Rather than blacklist, I think a better approach is for VLC app to inform Huawei users about its quirky behavior on first run after installation and after every update. That way, Huawei users are unlikely to take the trouble of leaving a low rating for an app, and are better informed to choose a device next time. If background audio is something you can't do without, don't choose Huawei - that should be the messaging. That can help kick the company too into improving its firmware.
On a different - but related note - Huawei recently announced that they won't provide bootloader unlocking anymore for any device[1]. Although I own an Honor and like its hardware and software, I think Huawei is setting itself up to become an increasingly "bad player" in the device space in future. I'm wary of buying a Huawei again.
Could just as easily be counter productive. Some user who's just spent a few hundred on a new Huawei installs VLC and all their other old apps. VLC tells them their choice will lead to strange behaviour. User leaves 1 star review that VLC told them their new phone was crap.

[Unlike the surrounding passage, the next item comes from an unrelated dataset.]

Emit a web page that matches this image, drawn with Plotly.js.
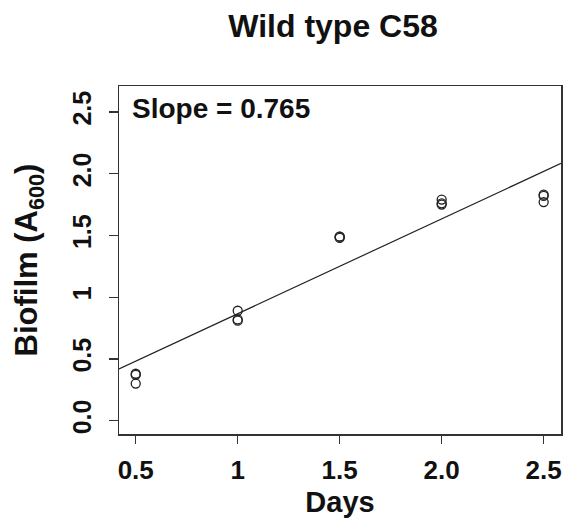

Users barely read error messages and dialogues so there's no scope for any nuance in explaining and informing.
Blocking seems the only rational approach to take. Those who can understand sideloading can likely decide if they want VLC warts and all on their Huawei.
You aren't kidding. Users are shitty and capricious in the mobile space (sometimes everywhere, but very frequently the mobile space). I've had users leave one-star reviews for my mobile app--which controls OBS, a video mixer--with the reason "it works for 20 minutes [ed.: there is a very visible timer the entire time] and then stops [ed.: it goes readonly, it doesn't kill a stream or recording] and asks you to pay [ed.: five whole dollars]."
This doesn't surprise me in the slightest -- the overzealous and frankly capricious changes in their Android firmware are ridiculous and difficult to mitigate.
Sure, let's issue a comm. that says "everyone change this setting so your device will work properly". What level of adoption can be expected from that? (hint: not much)
The scenario listed here is exactly why we need to promote and support efforts toward open firmware for Android devices, or at the very least, don't compensate vendors/manufacturers that use the Android platform to slather crap across an OS that works fine without all the additional and superfluous BS.